*Given instruction*: Print the lines beginning with the one that contains "What TikZ code" and ending with the one that contains "(0,0) rectangle (1539,1286);", exactly, both included, and no other lines.

*Data shown*:
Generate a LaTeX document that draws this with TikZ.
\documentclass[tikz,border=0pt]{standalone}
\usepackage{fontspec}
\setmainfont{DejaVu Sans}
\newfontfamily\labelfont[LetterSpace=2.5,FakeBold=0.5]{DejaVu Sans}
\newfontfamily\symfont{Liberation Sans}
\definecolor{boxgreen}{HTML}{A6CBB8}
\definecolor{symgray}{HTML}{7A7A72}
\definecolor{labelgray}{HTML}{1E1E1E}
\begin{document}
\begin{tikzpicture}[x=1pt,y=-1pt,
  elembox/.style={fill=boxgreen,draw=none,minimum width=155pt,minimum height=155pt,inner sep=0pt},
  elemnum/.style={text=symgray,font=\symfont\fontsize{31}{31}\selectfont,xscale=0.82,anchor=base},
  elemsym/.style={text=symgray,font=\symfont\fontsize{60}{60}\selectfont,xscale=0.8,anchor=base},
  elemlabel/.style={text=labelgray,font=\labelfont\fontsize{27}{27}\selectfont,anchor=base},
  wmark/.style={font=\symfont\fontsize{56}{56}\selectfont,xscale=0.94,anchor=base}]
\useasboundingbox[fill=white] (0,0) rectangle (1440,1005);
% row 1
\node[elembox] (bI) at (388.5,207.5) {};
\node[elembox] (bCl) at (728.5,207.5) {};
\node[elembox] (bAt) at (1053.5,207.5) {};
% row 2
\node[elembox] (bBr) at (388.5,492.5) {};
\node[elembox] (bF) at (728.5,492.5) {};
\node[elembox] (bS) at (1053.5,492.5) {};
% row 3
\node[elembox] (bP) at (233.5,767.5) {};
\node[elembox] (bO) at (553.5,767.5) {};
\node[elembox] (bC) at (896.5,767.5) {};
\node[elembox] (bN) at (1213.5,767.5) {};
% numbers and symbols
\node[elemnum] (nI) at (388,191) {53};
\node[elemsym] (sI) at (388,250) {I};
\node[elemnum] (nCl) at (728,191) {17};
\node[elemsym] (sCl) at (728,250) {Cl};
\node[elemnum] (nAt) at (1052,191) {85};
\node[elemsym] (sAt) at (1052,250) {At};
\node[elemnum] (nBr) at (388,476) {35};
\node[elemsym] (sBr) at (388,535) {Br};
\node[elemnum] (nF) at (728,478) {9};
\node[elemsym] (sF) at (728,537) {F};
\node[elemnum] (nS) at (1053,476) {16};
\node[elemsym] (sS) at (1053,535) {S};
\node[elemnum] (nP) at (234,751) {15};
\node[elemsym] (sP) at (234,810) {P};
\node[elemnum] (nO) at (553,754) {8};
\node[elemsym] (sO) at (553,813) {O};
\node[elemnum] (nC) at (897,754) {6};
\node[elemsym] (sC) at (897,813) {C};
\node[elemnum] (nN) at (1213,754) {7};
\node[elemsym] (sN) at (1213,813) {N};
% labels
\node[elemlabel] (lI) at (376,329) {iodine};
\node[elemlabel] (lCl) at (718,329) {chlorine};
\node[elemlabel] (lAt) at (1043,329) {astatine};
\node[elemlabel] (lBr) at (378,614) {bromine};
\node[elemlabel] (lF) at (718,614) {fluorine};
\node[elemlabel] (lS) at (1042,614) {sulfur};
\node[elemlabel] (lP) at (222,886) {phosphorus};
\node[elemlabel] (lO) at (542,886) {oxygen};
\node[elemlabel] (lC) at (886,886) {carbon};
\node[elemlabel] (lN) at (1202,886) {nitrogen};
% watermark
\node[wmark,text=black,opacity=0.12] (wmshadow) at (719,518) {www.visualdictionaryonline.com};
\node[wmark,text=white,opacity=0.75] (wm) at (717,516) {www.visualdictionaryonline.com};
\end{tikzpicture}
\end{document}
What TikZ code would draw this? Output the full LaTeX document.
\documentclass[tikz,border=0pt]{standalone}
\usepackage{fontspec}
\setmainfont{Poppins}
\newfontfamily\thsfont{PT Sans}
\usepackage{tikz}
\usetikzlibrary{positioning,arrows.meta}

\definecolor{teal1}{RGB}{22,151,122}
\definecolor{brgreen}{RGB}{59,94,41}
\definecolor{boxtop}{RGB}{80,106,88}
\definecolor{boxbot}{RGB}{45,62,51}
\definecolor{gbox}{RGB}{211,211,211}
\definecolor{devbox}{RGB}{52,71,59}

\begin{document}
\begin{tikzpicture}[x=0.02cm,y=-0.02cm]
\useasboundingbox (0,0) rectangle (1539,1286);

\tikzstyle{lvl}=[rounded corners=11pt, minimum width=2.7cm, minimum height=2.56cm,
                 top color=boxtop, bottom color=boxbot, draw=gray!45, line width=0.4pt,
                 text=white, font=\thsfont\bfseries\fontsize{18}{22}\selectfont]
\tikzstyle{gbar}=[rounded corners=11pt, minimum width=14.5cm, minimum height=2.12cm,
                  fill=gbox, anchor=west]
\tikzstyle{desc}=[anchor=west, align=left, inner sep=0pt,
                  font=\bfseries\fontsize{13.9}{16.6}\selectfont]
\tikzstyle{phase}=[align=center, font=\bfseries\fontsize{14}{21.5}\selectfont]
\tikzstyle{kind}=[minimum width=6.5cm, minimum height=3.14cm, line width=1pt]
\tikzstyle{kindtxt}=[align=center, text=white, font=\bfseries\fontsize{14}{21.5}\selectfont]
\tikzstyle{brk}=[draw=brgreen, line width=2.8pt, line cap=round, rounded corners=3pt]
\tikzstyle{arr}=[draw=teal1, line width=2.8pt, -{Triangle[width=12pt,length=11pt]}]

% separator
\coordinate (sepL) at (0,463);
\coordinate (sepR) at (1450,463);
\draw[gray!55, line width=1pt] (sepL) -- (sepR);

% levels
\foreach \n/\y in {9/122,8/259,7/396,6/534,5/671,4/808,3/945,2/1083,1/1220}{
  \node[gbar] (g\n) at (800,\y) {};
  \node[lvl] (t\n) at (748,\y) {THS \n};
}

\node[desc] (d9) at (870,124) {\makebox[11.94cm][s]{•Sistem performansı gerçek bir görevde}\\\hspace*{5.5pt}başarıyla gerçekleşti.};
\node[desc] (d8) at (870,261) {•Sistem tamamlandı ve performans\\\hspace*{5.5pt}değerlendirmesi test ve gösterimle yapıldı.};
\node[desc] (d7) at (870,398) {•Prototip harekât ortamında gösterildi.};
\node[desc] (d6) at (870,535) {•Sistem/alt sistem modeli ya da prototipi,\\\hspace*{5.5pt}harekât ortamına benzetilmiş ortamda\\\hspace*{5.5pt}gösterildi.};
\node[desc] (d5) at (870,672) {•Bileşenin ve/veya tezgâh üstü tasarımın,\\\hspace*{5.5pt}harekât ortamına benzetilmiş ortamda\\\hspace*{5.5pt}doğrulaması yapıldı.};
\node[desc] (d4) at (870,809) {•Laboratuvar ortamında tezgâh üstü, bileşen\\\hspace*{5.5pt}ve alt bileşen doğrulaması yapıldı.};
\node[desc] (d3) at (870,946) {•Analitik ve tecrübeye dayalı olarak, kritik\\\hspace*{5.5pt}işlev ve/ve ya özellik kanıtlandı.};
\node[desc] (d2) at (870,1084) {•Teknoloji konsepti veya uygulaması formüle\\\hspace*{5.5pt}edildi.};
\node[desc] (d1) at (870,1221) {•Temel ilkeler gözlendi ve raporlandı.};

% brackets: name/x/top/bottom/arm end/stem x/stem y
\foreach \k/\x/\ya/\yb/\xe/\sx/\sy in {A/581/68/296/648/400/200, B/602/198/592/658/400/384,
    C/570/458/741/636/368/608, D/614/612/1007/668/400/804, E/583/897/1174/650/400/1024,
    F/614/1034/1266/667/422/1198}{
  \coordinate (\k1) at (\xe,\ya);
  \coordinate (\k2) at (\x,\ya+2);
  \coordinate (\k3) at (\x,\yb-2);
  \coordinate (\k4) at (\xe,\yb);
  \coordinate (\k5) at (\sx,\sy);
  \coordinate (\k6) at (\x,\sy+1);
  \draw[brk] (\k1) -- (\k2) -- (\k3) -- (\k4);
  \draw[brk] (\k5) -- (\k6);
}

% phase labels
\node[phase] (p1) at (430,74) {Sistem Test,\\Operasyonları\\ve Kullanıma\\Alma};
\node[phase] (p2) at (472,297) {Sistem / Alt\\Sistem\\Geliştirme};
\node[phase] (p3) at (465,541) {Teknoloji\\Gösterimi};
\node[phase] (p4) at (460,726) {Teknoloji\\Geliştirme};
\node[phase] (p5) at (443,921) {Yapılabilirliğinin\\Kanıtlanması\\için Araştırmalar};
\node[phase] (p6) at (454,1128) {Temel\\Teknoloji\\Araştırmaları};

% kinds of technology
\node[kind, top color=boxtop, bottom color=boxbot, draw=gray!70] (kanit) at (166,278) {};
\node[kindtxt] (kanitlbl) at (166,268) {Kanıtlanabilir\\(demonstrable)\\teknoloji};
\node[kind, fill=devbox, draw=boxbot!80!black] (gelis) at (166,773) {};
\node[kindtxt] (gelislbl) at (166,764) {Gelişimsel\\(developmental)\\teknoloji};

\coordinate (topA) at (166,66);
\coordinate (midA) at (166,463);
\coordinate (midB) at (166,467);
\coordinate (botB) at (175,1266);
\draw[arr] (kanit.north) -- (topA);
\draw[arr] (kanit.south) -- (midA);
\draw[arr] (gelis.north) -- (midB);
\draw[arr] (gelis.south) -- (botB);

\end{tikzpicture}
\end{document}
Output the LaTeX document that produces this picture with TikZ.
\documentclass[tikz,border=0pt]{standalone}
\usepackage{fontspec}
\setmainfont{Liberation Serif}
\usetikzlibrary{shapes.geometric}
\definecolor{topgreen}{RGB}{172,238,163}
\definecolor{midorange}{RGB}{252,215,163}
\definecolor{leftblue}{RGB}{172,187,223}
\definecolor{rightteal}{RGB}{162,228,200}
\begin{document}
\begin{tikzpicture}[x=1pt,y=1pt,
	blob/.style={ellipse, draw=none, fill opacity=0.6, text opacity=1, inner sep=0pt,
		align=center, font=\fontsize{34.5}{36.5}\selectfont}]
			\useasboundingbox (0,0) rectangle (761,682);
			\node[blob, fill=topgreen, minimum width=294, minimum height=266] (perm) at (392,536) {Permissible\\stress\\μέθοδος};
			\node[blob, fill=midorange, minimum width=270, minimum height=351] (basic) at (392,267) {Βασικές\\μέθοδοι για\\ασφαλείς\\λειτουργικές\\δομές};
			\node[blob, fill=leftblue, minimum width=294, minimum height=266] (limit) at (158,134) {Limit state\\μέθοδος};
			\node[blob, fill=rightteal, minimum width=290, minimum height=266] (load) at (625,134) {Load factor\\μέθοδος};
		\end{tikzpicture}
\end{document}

*Solution to this task*:
What TikZ code would draw this? Output the full LaTeX document.
\documentclass[tikz,border=0pt]{standalone}
\usepackage{fontspec}
\setmainfont{Poppins}
\newfontfamily\thsfont{PT Sans}
\usepackage{tikz}
\usetikzlibrary{positioning,arrows.meta}

\definecolor{teal1}{RGB}{22,151,122}
\definecolor{brgreen}{RGB}{59,94,41}
\definecolor{boxtop}{RGB}{80,106,88}
\definecolor{boxbot}{RGB}{45,62,51}
\definecolor{gbox}{RGB}{211,211,211}
\definecolor{devbox}{RGB}{52,71,59}

\begin{document}
\begin{tikzpicture}[x=0.02cm,y=-0.02cm]
\useasboundingbox (0,0) rectangle (1539,1286);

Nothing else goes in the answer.